### Objective:
Carry none of the pictures over; set down the material below exactly.

### Data extract:
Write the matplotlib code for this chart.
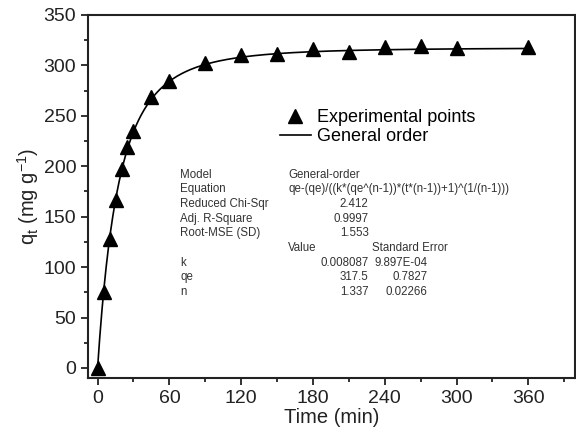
import numpy as np
import matplotlib
matplotlib.use("Agg")
import matplotlib.pyplot as plt
from matplotlib.ticker import MultipleLocator

plt.rcParams['font.family'] = ['Liberation Sans', 'DejaVu Sans']
plt.rcParams['mathtext.fontset'] = 'custom'
plt.rcParams['mathtext.rm'] = 'Liberation Sans'
plt.rcParams['mathtext.it'] = 'Liberation Sans'

# experimental kinetic data
time_min = [0, 5, 10, 15, 20, 25, 30, 45, 60, 90, 120, 150, 180, 210, 240, 270, 300, 360]
qt_exp = [0, 75, 128, 167, 197, 219, 235, 269, 285, 302, 310, 311, 316, 313, 318, 319, 317, 318]

# general-order fit parameters (as printed in the chart)
k_fit = 0.008087
qe_fit = 317.5
n_fit = 1.337

fit_rows = [
    ("Model", "General-order"),
    ("Equation", "qe-(qe)/((k*(qe^(n-1))*(t*(n-1))+1)^(1/(n-1)))"),
    ("Reduced Chi-Sqr", "2.412"),
    ("Adj. R-Square", "0.9997"),
    ("Root-MSE (SD)", "1.553"),
]
param_names = ["k", "qe", "n"]
param_values = ["0.008087", "317.5", "1.337"]
param_errors = ["9.897E-04", "0.7827", "0.02266"]

fig = plt.figure(figsize=(5.76, 4.36), dpi=100)
ax = fig.add_axes([0.1528, 0.133, 0.8455, 0.8326])

t_line = np.linspace(0, 360, 400)
q_line = qe_fit - qe_fit / ((k_fit * qe_fit ** (n_fit - 1)) * (t_line * (n_fit - 1)) + 1) ** (1 / (n_fit - 1))

ax.plot(time_min, qt_exp, linestyle='none', marker='^', ms=9.5, color='black',
        label='Experimental points', zorder=3)
ax.plot(t_line, q_line, color='black', lw=1.2, label='General order', zorder=2)

ax.set_xlim(-8, 399)
ax.set_ylim(-10, 350)
ax.xaxis.set_major_locator(MultipleLocator(60))
ax.xaxis.set_minor_locator(MultipleLocator(30))
ax.yaxis.set_major_locator(MultipleLocator(50))
ax.yaxis.set_minor_locator(MultipleLocator(25))
ax.tick_params(which='both', direction='out', width=1.3, colors='#222222',
               labelsize=14, top=False, right=False)
ax.tick_params(which='major', length=5)
ax.tick_params(which='minor', length=3)
for sp in ax.spines.values():
    sp.set_linewidth(1.5)
    sp.set_color('#222222')

ax.set_xlabel('Time (min)', fontsize=14.5, color='#222222', labelpad=1)
ax.set_ylabel('q$_\\mathrm{t}$ (mg g$^\\mathrm{-1}$)', fontsize=14.5, color='#222222', labelpad=2)

ax.legend(loc='upper left', bbox_to_anchor=(0.394, 0.74), frameon=False,
          fontsize=13, handlelength=1.7, handletextpad=0.35, labelspacing=0.08,
          borderpad=0, borderaxespad=0)

# fit statistics table
y0 = 191.5
dy = 14.5
fs = 8.3
tc = '#333333'
for i, (lbl, val) in enumerate(fit_rows):
    y = y0 - i * dy
    ax.text(69, y, lbl, fontsize=fs, color=tc, va='center', ha='left')
    if i < 2:
        ax.text(159.5, y, val, fontsize=fs, color=tc, va='center', ha='left')
    else:
        ax.text(226.5, y, val, fontsize=fs, color=tc, va='center', ha='right')
y = y0 - len(fit_rows) * dy
ax.text(159.5, y, "Value", fontsize=fs, color=tc, va='center', ha='left')
ax.text(229, y, "Standard Error", fontsize=fs, color=tc, va='center', ha='left')
for j, (nm, v, e) in enumerate(zip(param_names, param_values, param_errors)):
    y = y0 - (len(fit_rows) + 1 + j) * dy
    ax.text(69, y, nm, fontsize=fs, color=tc, va='center', ha='left')
    ax.text(226.5, y, v, fontsize=fs, color=tc, va='center', ha='right')
    ax.text(276, y, e, fontsize=fs, color=tc, va='center', ha='right')

fig.savefig('out.png', dpi=100, facecolor='white')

### Expected answer:
Write the matplotlib code for this chart.
import numpy as np
import matplotlib
matplotlib.use("Agg")
import matplotlib.pyplot as plt
from matplotlib.ticker import MultipleLocator

plt.rcParams['font.family'] = ['Liberation Sans', 'DejaVu Sans']
plt.rcParams['mathtext.fontset'] = 'custom'
plt.rcParams['mathtext.rm'] = 'Liberation Sans'
plt.rcParams['mathtext.it'] = 'Liberation Sans'

# experimental kinetic data
time_min = [0, 5, 10, 15, 20, 25, 30, 45, 60, 90, 120, 150, 180, 210, 240, 270, 300, 360]
qt_exp = [0, 75, 128, 167, 197, 219, 235, 269, 285, 302, 310, 311, 316, 313, 318, 319, 317, 318]

# general-order fit parameters (as printed in the chart)
k_fit = 0.008087
qe_fit = 317.5
n_fit = 1.337

fit_rows = [
    ("Model", "General-order"),
    ("Equation", "qe-(qe)/((k*(qe^(n-1))*(t*(n-1))+1)^(1/(n-1)))"),
    ("Reduced Chi-Sqr", "2.412"),
    ("Adj. R-Square", "0.9997"),
    ("Root-MSE (SD)", "1.553"),
]
param_names = ["k", "qe", "n"]
param_values = ["0.008087", "317.5", "1.337"]
param_errors = ["9.897E-04", "0.7827", "0.02266"]

fig = plt.figure(figsize=(5.76, 4.36), dpi=100)
ax = fig.add_axes([0.1528, 0.133, 0.8455, 0.8326])

t_line = np.linspace(0, 360, 400)
q_line = qe_fit - qe_fit / ((k_fit * qe_fit ** (n_fit - 1)) * (t_line * (n_fit - 1)) + 1) ** (1 / (n_fit - 1))

ax.plot(time_min, qt_exp, linestyle='none', marker='^', ms=9.5, color='black',
        label='Experimental points', zorder=3)
ax.plot(t_line, q_line, color='black', lw=1.2, label='General order', zorder=2)

ax.set_xlim(-8, 399)
ax.set_ylim(-10, 350)
ax.xaxis.set_major_locator(MultipleLocator(60))
ax.xaxis.set_minor_locator(MultipleLocator(30))
ax.yaxis.set_major_locator(MultipleLocator(50))
ax.yaxis.set_minor_locator(MultipleLocator(25))
ax.tick_params(which='both', direction='out', width=1.3, colors='#222222',
               labelsize=14, top=False, right=False)
ax.tick_params(which='major', length=5)
ax.tick_params(which='minor', length=3)
for sp in ax.spines.values():
    sp.set_linewidth(1.5)
    sp.set_color('#222222')

ax.set_xlabel('Time (min)', fontsize=14.5, color='#222222', labelpad=1)
ax.set_ylabel('q$_\\mathrm{t}$ (mg g$^\\mathrm{-1}$)', fontsize=14.5, color='#222222', labelpad=2)

ax.legend(loc='upper left', bbox_to_anchor=(0.394, 0.74), frameon=False,
          fontsize=13, handlelength=1.7, handletextpad=0.35, labelspacing=0.08,
          borderpad=0, borderaxespad=0)

# fit statistics table
y0 = 191.5
dy = 14.5
fs = 8.3
tc = '#333333'
for i, (lbl, val) in enumerate(fit_rows):
    y = y0 - i * dy
    ax.text(69, y, lbl, fontsize=fs, color=tc, va='center', ha='left')
    if i < 2:
        ax.text(159.5, y, val, fontsize=fs, color=tc, va='center', ha='left')
    else:
        ax.text(226.5, y, val, fontsize=fs, color=tc, va='center', ha='right')
y = y0 - len(fit_rows) * dy
ax.text(159.5, y, "Value", fontsize=fs, color=tc, va='center', ha='left')
ax.text(229, y, "Standard Error", fontsize=fs, color=tc, va='center', ha='left')
for j, (nm, v, e) in enumerate(zip(param_names, param_values, param_errors)):
    y = y0 - (len(fit_rows) + 1 + j) * dy
    ax.text(69, y, nm, fontsize=fs, color=tc, va='center', ha='left')
    ax.text(226.5, y, v, fontsize=fs, color=tc, va='center', ha='right')
    ax.text(276, y, e, fontsize=fs, color=tc, va='center', ha='right')

fig.savefig('out.png', dpi=100, facecolor='white')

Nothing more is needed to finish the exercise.